Collected material:
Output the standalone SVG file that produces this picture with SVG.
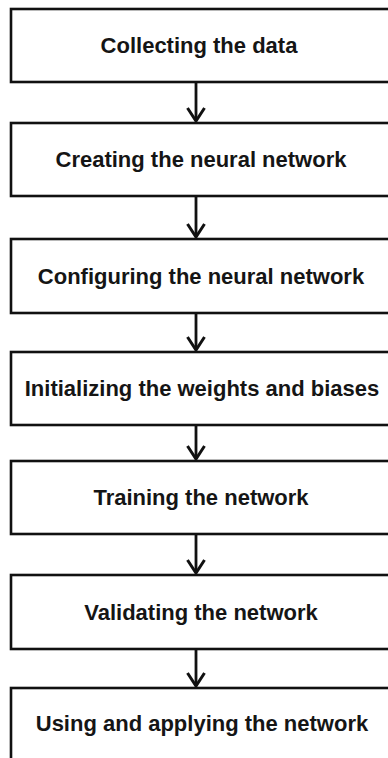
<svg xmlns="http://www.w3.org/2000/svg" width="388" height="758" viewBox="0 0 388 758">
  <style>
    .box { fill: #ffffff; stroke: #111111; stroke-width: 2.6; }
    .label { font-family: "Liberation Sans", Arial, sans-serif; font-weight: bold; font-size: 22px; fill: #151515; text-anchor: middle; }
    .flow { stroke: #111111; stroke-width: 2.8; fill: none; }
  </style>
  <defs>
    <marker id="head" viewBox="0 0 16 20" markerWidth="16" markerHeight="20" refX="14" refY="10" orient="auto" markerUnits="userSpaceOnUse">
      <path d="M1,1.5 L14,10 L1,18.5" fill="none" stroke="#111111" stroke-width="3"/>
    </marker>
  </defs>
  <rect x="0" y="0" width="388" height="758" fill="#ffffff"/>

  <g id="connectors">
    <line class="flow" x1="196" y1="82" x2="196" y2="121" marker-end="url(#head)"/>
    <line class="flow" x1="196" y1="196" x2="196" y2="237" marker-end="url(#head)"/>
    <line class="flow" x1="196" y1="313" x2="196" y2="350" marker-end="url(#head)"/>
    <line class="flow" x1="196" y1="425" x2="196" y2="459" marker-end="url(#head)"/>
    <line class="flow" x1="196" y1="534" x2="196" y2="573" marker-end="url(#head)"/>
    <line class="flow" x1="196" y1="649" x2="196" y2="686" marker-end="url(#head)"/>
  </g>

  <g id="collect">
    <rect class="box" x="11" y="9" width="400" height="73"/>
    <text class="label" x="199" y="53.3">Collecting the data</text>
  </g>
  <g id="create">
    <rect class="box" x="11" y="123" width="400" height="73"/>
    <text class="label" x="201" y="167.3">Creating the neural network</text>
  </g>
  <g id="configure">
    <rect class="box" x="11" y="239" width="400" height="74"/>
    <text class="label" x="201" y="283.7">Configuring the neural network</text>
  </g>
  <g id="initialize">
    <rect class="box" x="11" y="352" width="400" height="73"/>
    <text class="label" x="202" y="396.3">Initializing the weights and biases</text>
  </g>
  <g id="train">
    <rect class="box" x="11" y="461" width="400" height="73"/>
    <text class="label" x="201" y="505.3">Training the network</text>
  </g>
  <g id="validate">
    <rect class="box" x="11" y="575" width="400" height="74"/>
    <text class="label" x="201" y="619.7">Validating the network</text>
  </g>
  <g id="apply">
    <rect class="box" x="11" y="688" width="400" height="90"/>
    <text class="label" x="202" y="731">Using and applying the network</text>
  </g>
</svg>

Description of the task: Without the pictures, write out the whole listing above exactly as it appears.

Correct answer:
Output the standalone SVG file that produces this picture with SVG.
<svg xmlns="http://www.w3.org/2000/svg" width="388" height="758" viewBox="0 0 388 758">
  <style>
    .box { fill: #ffffff; stroke: #111111; stroke-width: 2.6; }
    .label { font-family: "Liberation Sans", Arial, sans-serif; font-weight: bold; font-size: 22px; fill: #151515; text-anchor: middle; }
    .flow { stroke: #111111; stroke-width: 2.8; fill: none; }
  </style>
  <defs>
    <marker id="head" viewBox="0 0 16 20" markerWidth="16" markerHeight="20" refX="14" refY="10" orient="auto" markerUnits="userSpaceOnUse">
      <path d="M1,1.5 L14,10 L1,18.5" fill="none" stroke="#111111" stroke-width="3"/>
    </marker>
  </defs>
  <rect x="0" y="0" width="388" height="758" fill="#ffffff"/>

  <g id="connectors">
    <line class="flow" x1="196" y1="82" x2="196" y2="121" marker-end="url(#head)"/>
    <line class="flow" x1="196" y1="196" x2="196" y2="237" marker-end="url(#head)"/>
    <line class="flow" x1="196" y1="313" x2="196" y2="350" marker-end="url(#head)"/>
    <line class="flow" x1="196" y1="425" x2="196" y2="459" marker-end="url(#head)"/>
    <line class="flow" x1="196" y1="534" x2="196" y2="573" marker-end="url(#head)"/>
    <line class="flow" x1="196" y1="649" x2="196" y2="686" marker-end="url(#head)"/>
  </g>

  <g id="collect">
    <rect class="box" x="11" y="9" width="400" height="73"/>
    <text class="label" x="199" y="53.3">Collecting the data</text>
  </g>
  <g id="create">
    <rect class="box" x="11" y="123" width="400" height="73"/>
    <text class="label" x="201" y="167.3">Creating the neural network</text>
  </g>
  <g id="configure">
    <rect class="box" x="11" y="239" width="400" height="74"/>
    <text class="label" x="201" y="283.7">Configuring the neural network</text>
  </g>
  <g id="initialize">
    <rect class="box" x="11" y="352" width="400" height="73"/>
    <text class="label" x="202" y="396.3">Initializing the weights and biases</text>
  </g>
  <g id="train">
    <rect class="box" x="11" y="461" width="400" height="73"/>
    <text class="label" x="201" y="505.3">Training the network</text>
  </g>
  <g id="validate">
    <rect class="box" x="11" y="575" width="400" height="74"/>
    <text class="label" x="201" y="619.7">Validating the network</text>
  </g>
  <g id="apply">
    <rect class="box" x="11" y="688" width="400" height="90"/>
    <text class="label" x="202" y="731">Using and applying the network</text>
  </g>
</svg>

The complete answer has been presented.